Task objective: Return the material below in full and exactly.
□ □ □ □ □ □ □
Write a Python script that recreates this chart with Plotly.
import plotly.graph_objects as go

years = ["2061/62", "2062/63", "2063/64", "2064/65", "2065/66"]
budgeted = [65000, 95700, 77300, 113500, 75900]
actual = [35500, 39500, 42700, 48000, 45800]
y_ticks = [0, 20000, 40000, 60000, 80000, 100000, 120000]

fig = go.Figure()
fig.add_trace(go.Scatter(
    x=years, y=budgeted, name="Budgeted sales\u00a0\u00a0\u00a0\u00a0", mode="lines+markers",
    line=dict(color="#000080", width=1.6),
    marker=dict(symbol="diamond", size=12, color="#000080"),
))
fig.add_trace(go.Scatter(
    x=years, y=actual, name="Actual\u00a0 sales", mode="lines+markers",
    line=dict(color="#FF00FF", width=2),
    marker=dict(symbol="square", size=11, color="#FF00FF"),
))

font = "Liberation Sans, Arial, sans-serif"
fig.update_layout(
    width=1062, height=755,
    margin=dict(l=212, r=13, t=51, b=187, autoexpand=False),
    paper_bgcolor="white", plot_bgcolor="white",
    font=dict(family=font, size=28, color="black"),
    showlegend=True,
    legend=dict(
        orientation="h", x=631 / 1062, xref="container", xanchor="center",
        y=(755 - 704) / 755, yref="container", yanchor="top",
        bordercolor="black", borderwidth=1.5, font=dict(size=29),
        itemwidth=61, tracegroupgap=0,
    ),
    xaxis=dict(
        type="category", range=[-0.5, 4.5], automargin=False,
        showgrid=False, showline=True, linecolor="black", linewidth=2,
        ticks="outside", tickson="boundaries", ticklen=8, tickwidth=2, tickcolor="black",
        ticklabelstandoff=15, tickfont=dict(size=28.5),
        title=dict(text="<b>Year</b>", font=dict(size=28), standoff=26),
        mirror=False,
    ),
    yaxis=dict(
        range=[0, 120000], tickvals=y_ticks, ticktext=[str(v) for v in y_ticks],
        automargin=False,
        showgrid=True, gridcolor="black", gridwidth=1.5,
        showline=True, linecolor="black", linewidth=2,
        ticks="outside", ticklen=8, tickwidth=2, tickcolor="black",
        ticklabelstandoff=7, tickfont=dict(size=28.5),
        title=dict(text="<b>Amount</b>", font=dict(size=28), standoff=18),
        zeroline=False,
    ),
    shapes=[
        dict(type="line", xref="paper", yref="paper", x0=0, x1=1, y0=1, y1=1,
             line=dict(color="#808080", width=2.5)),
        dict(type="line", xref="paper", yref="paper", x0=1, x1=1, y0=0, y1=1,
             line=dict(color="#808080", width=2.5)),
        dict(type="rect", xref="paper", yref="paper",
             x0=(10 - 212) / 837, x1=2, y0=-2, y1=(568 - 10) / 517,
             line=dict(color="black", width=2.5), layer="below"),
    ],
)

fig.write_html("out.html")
□ □ □ □ □ □ □
Result of this task:
Write a Python script that recreates this chart with Plotly.
import plotly.graph_objects as go

years = ["2061/62", "2062/63", "2063/64", "2064/65", "2065/66"]
budgeted = [65000, 95700, 77300, 113500, 75900]
actual = [35500, 39500, 42700, 48000, 45800]
y_ticks = [0, 20000, 40000, 60000, 80000, 100000, 120000]

fig = go.Figure()
fig.add_trace(go.Scatter(
    x=years, y=budgeted, name="Budgeted sales\u00a0\u00a0\u00a0\u00a0", mode="lines+markers",
    line=dict(color="#000080", width=1.6),
    marker=dict(symbol="diamond", size=12, color="#000080"),
))
fig.add_trace(go.Scatter(
    x=years, y=actual, name="Actual\u00a0 sales", mode="lines+markers",
    line=dict(color="#FF00FF", width=2),
    marker=dict(symbol="square", size=11, color="#FF00FF"),
))

font = "Liberation Sans, Arial, sans-serif"
fig.update_layout(
    width=1062, height=755,
    margin=dict(l=212, r=13, t=51, b=187, autoexpand=False),
    paper_bgcolor="white", plot_bgcolor="white",
    font=dict(family=font, size=28, color="black"),
    showlegend=True,
    legend=dict(
        orientation="h", x=631 / 1062, xref="container", xanchor="center",
        y=(755 - 704) / 755, yref="container", yanchor="top",
        bordercolor="black", borderwidth=1.5, font=dict(size=29),
        itemwidth=61, tracegroupgap=0,
    ),
    xaxis=dict(
        type="category", range=[-0.5, 4.5], automargin=False,
        showgrid=False, showline=True, linecolor="black", linewidth=2,
        ticks="outside", tickson="boundaries", ticklen=8, tickwidth=2, tickcolor="black",
        ticklabelstandoff=15, tickfont=dict(size=28.5),
        title=dict(text="<b>Year</b>", font=dict(size=28), standoff=26),
        mirror=False,
    ),
    yaxis=dict(
        range=[0, 120000], tickvals=y_ticks, ticktext=[str(v) for v in y_ticks],
        automargin=False,
        showgrid=True, gridcolor="black", gridwidth=1.5,
        showline=True, linecolor="black", linewidth=2,
        ticks="outside", ticklen=8, tickwidth=2, tickcolor="black",
        ticklabelstandoff=7, tickfont=dict(size=28.5),
        title=dict(text="<b>Amount</b>", font=dict(size=28), standoff=18),
        zeroline=False,
    ),
    shapes=[
        dict(type="line", xref="paper", yref="paper", x0=0, x1=1, y0=1, y1=1,
             line=dict(color="#808080", width=2.5)),
        dict(type="line", xref="paper", yref="paper", x0=1, x1=1, y0=0, y1=1,
             line=dict(color="#808080", width=2.5)),
        dict(type="rect", xref="paper", yref="paper",
             x0=(10 - 212) / 837, x1=2, y0=-2, y1=(568 - 10) / 517,
             line=dict(color="black", width=2.5), layer="below"),
    ],
)

fig.write_html("out.html")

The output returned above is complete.